02-PyTorch框架入门
本节介绍 PyTorch 框架的核心概念,包括 Tensor 操作、自动微分、模型定义和数据加载,为后续构建深度学习模型打下基础。
PyTorch 简介和安装
什么是 PyTorch?
PyTorch 是 Meta 开发的深度学习框架,以其动态计算图和Python 风格而广受欢迎。
PyTorch vs TensorFlow (早期对比):
PyTorch TensorFlow (1.x)
─────── ─────────────────
计算图 动态 静态
调试 容易(Pythonic) 困难
部署 较弱 强
学习曲线 平缓 陡峭
社区 学术界/研究 工业界
安装
# CPU 版本
pip install torch
# GPU 版本(CUDA 11.8)
pip install torch --index-url https://download.pytorch.org/whl/cu118
# GPU 版本(CUDA 12.1)
pip install torch --index-url https://download.pytorch.org/whl/cu121
# 检查安装
python -c "import torch; print(torch.__version__); print(torch.cuda.is_available())"Tensor 基础
Tensor 是 PyTorch 的核心数据结构,类似于 NumPy 的 ndarray,但可以在 GPU 上运行。
创建 Tensor
import torch
import numpy as np
# 从列表创建
t1 = torch.tensor([1, 2, 3])
print(f"从列表: {t1}") # tensor([1, 2, 3])
# 从 NumPy 创建
arr = np.array([1, 2, 3])
t2 = torch.from_numpy(arr)
print(f"从 NumPy: {t2}") # tensor([1, 2, 3], dtype=torch.int32)
# 创建全零 Tensor
t3 = torch.zeros(2, 3)
print(f"全零:\n{t3}")
# tensor([[0., 0., 0.],
# [0., 0., 0.]])
# 创建全一 Tensor
t4 = torch.ones(2, 3)
print(f"全一:\n{t4}")
# 创建随机 Tensor(正态分布)
t5 = torch.randn(2, 3)
print(f"随机:\n{t5}")
# 创建指定范围的 Tensor
t6 = torch.arange(0, 10, 2)
print(f"范围: {t6}") # tensor([0, 2, 4, 6, 8])
# 创建等间隔 Tensor
t7 = torch.linspace(0, 1, 5)
print(f"等间隔: {t7}") # tensor([0.0000, 0.2500, 0.5000, 0.7500, 1.0000])Tensor 操作
import torch
# 创建 Tensor
x = torch.tensor([[1, 2, 3], [4, 5, 6]])
print(f"原始 Tensor:\n{x}")
# tensor([[1, 2, 3],
# [4, 5, 6]])
# 形状
print(f"形状: {x.shape}") # torch.Size([2, 3])

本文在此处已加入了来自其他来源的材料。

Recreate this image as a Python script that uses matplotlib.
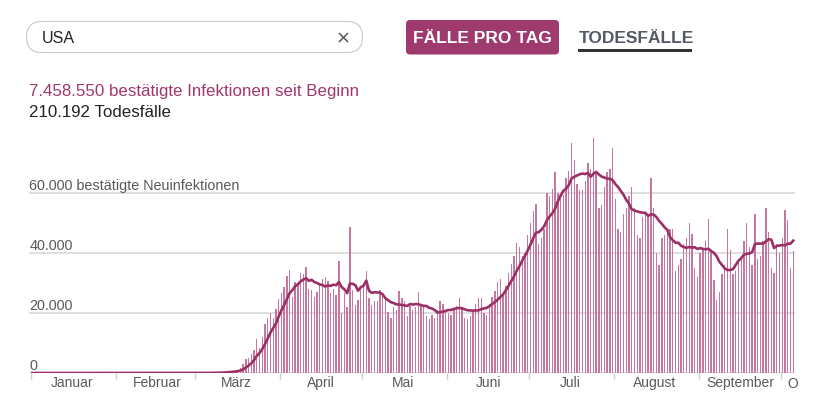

print(f"维度: {x.ndim}") # 2
# 索引和切片
print(f"第一行: {x[0]}") # tensor([1, 2, 3])
print(f"第一列: {x[:, 0]}") # tensor([1, 4])
print(f"右下角: {x[1:, 1:]}") # tensor([[5, 6]])
# Reshape
y = x.reshape(3, 2)
print(f"Reshape (3, 2):\n{y}")
# tensor([[1, 2],
# [3, 4],
# [5, 6]])
# 展平
z = x.flatten()
print(f"展平: {z}") # tensor([1, 2, 3, 4, 5, 6])
# 拼接
a = torch.tensor([1, 2])
b = torch.tensor([3, 4])
print(f"按行拼接: {torch.cat([a, b], dim=0)}") # tensor([1, 2, 3, 4])
# 堆叠
print(f"堆叠:\n{torch.stack([a, b], dim=0)}")
# tensor([[1, 2],
# [3, 4]])
# 数学运算
x1 = torch.tensor([1, 2, 3])
x2 = torch.tensor([4, 5, 6])
print(f"加法: {x1 + x2}") # tensor([5, 7, 9])

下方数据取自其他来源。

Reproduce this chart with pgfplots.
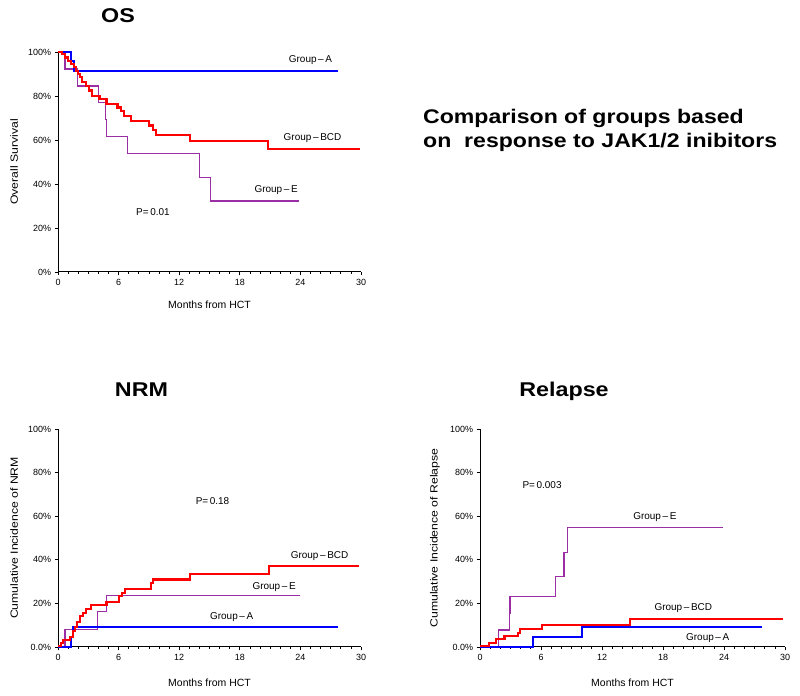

print(f"乘法: {x1 * x2}") # tensor([ 4, 10, 18])
print(f"点积: {x1 @ x2}") # 32
print(f"矩阵乘法: {torch.mm(x1.unsqueeze(0), x2.unsqueeze(1))}") # tensor([[32]])
# 广播
x = torch.tensor([[1, 2, 3], [4, 5, 6]])
y = torch.tensor([1, 2, 3])
print(f"广播加法:\n{x + y}")
# tensor([[2, 4, 6],
# [5, 7, 9]])
# 统计
x = torch.tensor([1, 2, 3, 4, 5])
print(f"均值: {x.mean()}") # 3.0
print(f"标准差: {x.std()}") # 1.4142
print(f"最大值: {x.max()}") # 5
print(f"最大值索引: {x.argmax()}") # 4GPU 加速
import torch
# 检查 CUDA 是否可用
print(f"CUDA 可用: {torch.cuda.is_available()}")
# 检查 GPU 数量
print(f"GPU 数量: {torch.cuda.device_count()}")
# 获取当前设备
print(f"当前设备: {torch.cuda.current_device()}")
# 获取设备名称
if torch.cuda.is_available():
print(f"设备名称: {torch.cuda.get_device_name(0)}")
# 创建 Tensor 并放到 GPU
x = torch.randn(3, 3)
x_gpu = x.to('cuda') # 或 x.cuda()
print(f"设备: {x_gpu.device}") # cuda:0
# 从 GPU 移回 CPU
x_cpu = x_gpu.cpu()
print(f"设备: {x_cpu.device}") # cpu
# 自动选择设备
device = torch.device('cuda' if torch.cuda.is_available() else 'cpu')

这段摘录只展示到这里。